Autonomia constitucional em questão
Apesar das divergências, ambos os advogados concordam em relação às críticas ao PROFUT. O programa já recebeu diversas avaliações negativas, principalmente no que diz respeito às punições, que podem ir desde o rebaixamento de divisão de um clube, por exemplo, à perda de autonomia das entidades de prática desportiva, contrariando a norma presente no artigo 217 da Constituição Federal.
“O artigo 217 trata sobre autonomia das entidades para determinar o seu funcionamento interno, e algumas das exigências do PROFUT avançam nesse aspecto, impondo ao clube que tome mudanças internas”, diz Rafael Cobra.
O advogado chama atenção para a exigência de diversas contrapartidas para os clubes e de alterações de dispositivos da Lei Pelé e do Estatuto do Torcedor.
“O PROFUT também alterou dispositivos dessas normas, o que significa que mesmo os clubes que não aderiram ao plano de refinanciamento estão sujeitos a essas alterações desses dispositivos”, assinalou.
Uma das mudanças polêmicas trata sobre a punição do rebaixamento.
“O Goiás [fusion_builder_container hundred_percent=”yes” overflow=”visible”][fusion_builder_row][fusion_builder_column type=”1_1″ background_position=”left top” background_color=”” border_size=”” border_color=”” border_style=”solid” spacing=”yes” background_image=”” background_repeat=”no-repeat” padding=”” margin_top=”0px” margin_bottom=”0px” class=”” id=”” animation_type=”” animation_speed=”0.3″ animation_direction=”left” hide_on_mobile=”no” center_content=”no” min_height=”none”][Esporte Clube] já se posicionou, entrou no STJD questionando isso, pois o clube, para poder participar, tem que demonstrar que está com regularidade fiscal adequada, apresentar Certidão Negativa de Débitos (CND) para comprovar que está com fundo de garantia em dia, pagamento de salários, sob pena de rebaixamento”, afirmou.
Isso porque, segundo o advogado, o Goiás não paga sequer um real de direito de imagem – uma das alterações na Lei Pelé foi a inclusão dessa forma de pagamento -, pagando seus atletas pela carteira de trabalho.
“Isso limita a um teto e às vezes não consegue os melhores jogadores diante desta limitação, isso causaria desequilíbrio técnico com aqueles que não cumprem as obrigações. A crítica maior que vejo é que essa lei de refinanciamento foi além desse tema”, afirma.

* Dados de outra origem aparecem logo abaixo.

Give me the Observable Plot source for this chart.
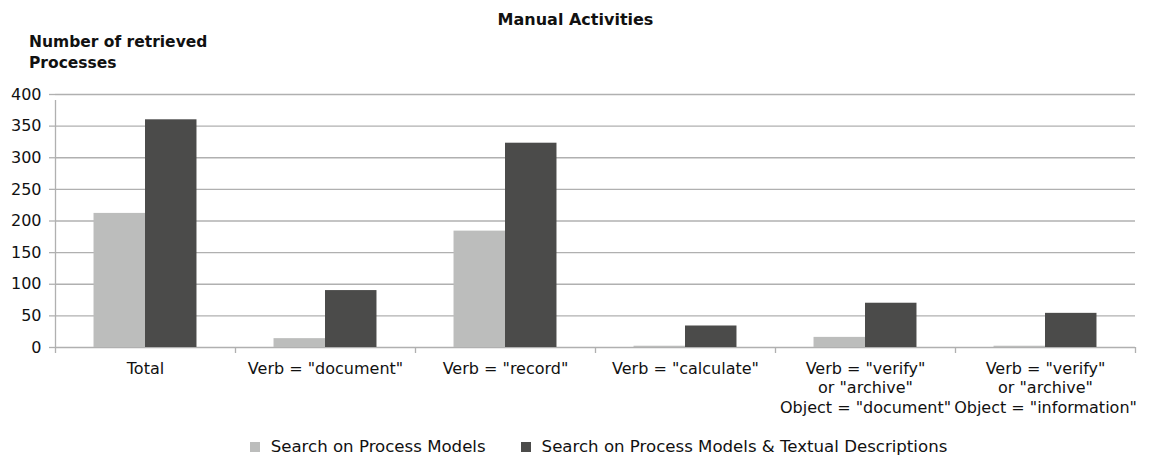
<!DOCTYPE html>
<html>
<head>
<meta charset="utf-8">
<script src="https://cdn.jsdelivr.net/npm/d3@7"></script>
<script src="https://cdn.jsdelivr.net/npm/@observablehq/plot@0.6"></script>
<style>
  html, body { margin: 0; padding: 0; background: #fff; }
  body { width: 1151px; height: 463px; position: relative; overflow: hidden;
         font-family: "DejaVu Sans", "Liberation Sans", Arial, sans-serif; color: #111; }
  #title { position: absolute; top: 10px; left: 0; width: 1151px; text-align: center;
           font-weight: bold; font-size: 16px; }
  #ylabel { position: absolute; top: 32px; left: 29px; font-weight: bold; font-size: 15.5px; line-height: 21px; }
  #chart { position: absolute; top: 0; left: 0; }
  #legend { position: absolute; top: 437px; left: 23px; width: 1151px; display: flex; justify-content: center;
            gap: 35px; font-size: 16.6px; }
  #legend .item { display: flex; align-items: center; }
  #legend .sw { width: 10px; height: 10px; margin-right: 11px; }
</style>
</head>
<body>
<div id="chart"></div>
<div id="title">Manual Activities</div>
<div id="ylabel">Number of retrieved<br>Processes</div>
<div id="legend"></div>
<script>
const categories = [
  "Total",
  'Verb = "document"',
  'Verb = "record"',
  'Verb = "calculate"',
  'Verb = "verify"\nor "archive"\nObject = "document"',
  'Verb = "verify"\nor "archive"\nObject = "information"'
];
const series = ["Search on Process Models", "Search on Process Models & Textual Descriptions"];
const modelsOnly = [212, 14, 184, 2, 16, 2];
const modelsAndText = [360, 90, 323, 34, 70, 54];
const yTicks = [0, 50, 100, 150, 200, 250, 300, 350, 400];
const colors = ["#bcbdbc", "#4b4b4a"];

const data = [];
categories.forEach((c, i) => {
  data.push({category: c, series: series[0], value: modelsOnly[i]});
  data.push({category: c, series: series[1], value: modelsAndText[i]});
});

const W = 1151, H = 420, ML = 55, MR = 16, MT = 94, MB = 73;
const step = (W - ML - MR) / categories.length;
const bw = step * 0.286;
const outer = (step - 2 * bw) / 2;
const gridColor = "#b0b0b0";
const font = '"DejaVu Sans", "Liberation Sans", Arial, sans-serif';

const chart = Plot.plot({
  width: W, height: H,
  marginLeft: ML, marginRight: MR, marginTop: MT, marginBottom: MB,
  style: {fontFamily: font, fontSize: "16px", color: "#111", background: "#fff"},
  x: {domain: categories, padding: 0, label: null},
  y: {domain: [0, 400], label: null},
  color: {domain: series, range: colors},
  marks: [
    Plot.ruleY(yTicks, {y: d => d, stroke: gridColor, strokeWidth: 1.3}),
    Plot.barY(data.filter(d => d.series === series[0]), {
      x: "category", y: "value", fill: "series",
      insetLeft: outer, insetRight: step - outer - bw
    }),
    Plot.barY(data.filter(d => d.series === series[1]), {
      x: "category", y: "value", fill: "series",
      insetLeft: outer + bw, insetRight: outer
    }),
    Plot.ruleX(categories, {x: d => d, dx: -step / 2, y1: 0, y2: 0, insetBottom: -6, stroke: gridColor, strokeWidth: 1.3}),
    Plot.ruleX(categories.slice(-1), {x: d => d, dx: step / 2, y1: 0, y2: 0, insetBottom: -6, stroke: gridColor, strokeWidth: 1.3}),
    Plot.ruleX(categories.slice(0, 1), {x: d => d, dx: -step / 2, y1: 0, y2: 400, insetBottom: -6, stroke: gridColor, strokeWidth: 1.3}),
    Plot.axisY({ticks: yTicks, tickSize: 6, tickPadding: 8, stroke: gridColor, strokeWidth: 1.3, fontSize: 16, label: null}),
    Plot.axisX({tickSize: 0, tickPadding: 13, fontSize: 16, lineHeight: 1.2, label: null})
  ]
});
document.getElementById("chart").appendChild(chart);

const legend = document.getElementById("legend");
series.forEach((s, i) => {
  const item = document.createElement("div");
  item.className = "item";
  const sw = document.createElement("span");
  sw.className = "sw";
  sw.style.background = colors[i];
  const t = document.createElement("span");
  t.textContent = s;
  item.appendChild(sw);
  item.appendChild(t);
  legend.appendChild(item);
});
</script>
</body>
</html>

Primeira divisão com três clubes
Rafael Cobra deu como exemplo o Corinthians, atual campeão brasileiro, que poderia ser rebaixado se não comprovasse suas verbas, de natureza salarial ou de imagem. “Seria rebaixado da primeira divisão e subiria o 5º colocado da segunda para ocupar essa vaga. Há o risco da primeira divisão ficar com 3 clubes”, critica.
Zainagui aponta que também há possibilidade em criticar o PROFUT. “Ontem um cliente disse que não vai aderir ao programa porque não tem interesse em fomentar o futebol feminino, que é uma das obrigações. Era uma norma para facilitar o pagamento de dívidas, mas já colocaram isso no meio, por exemplo”, disse.
O advogado Luiz Fernando Pereira, atuante na área desportiva internacional, também comentou que o tema é polêmico e pode gerar dúvidas.
“Essa questão de interferir na planilha dos próprios clubes é uma espécie de coerção legal. Isso pode ferir a autonomia das entidades, mesmo porque alguns grandes clubes do país são geridos como se fossem empresas, então esse seria o lado nefasto do PROFUT”, aponta.
Leonardo Neri de Azevedo soma-se aos outros especialistas e também afirma que a norma possui sua constitucionalidade muito discutida, “pois de maneira cogente obriga os clubes que adquirirem um parcelamento de impostos renunciarem Direitos Constitucionais que garantiam autonomia e independência em sua gestão e administração, em contrapartida ao que preceitua o inciso I do artigo 217 da Constituição Federal”.
“A formação diversificada do órgão [APFUT] deve ser um ponto de alerta em relação a interesses difusos que podem propiciar ainda mais um modelo estatizante e político do principal esporte nacional”, adverte.
Brasil precisava do PROFUT/APFUT?
Para Zainagui, um dos pontos que podem suscitar polêmicas é com relação a “sacrificar o contribuinte”, porém enxerga que não “havia outro jeito”.
“Se não ajudar os clubes com o PROFUT, não resolveria de forma alguma, porque são dívidas impagáveis”, aponta.
“O Brasil não precisa mais do futebol para se firmar como nação. Já precisou, nós devemos a Pelé, Garrincha e toda aquela geração de 58, 62, pois o país ficou conhecido no mundo pelo futebol. Hoje não precisa mais. Então tenho preocupação no sentido de passar pro contribuinte um ônus de facilitar o pagamento de impostos que eles devem durante décadas”, acrescenta.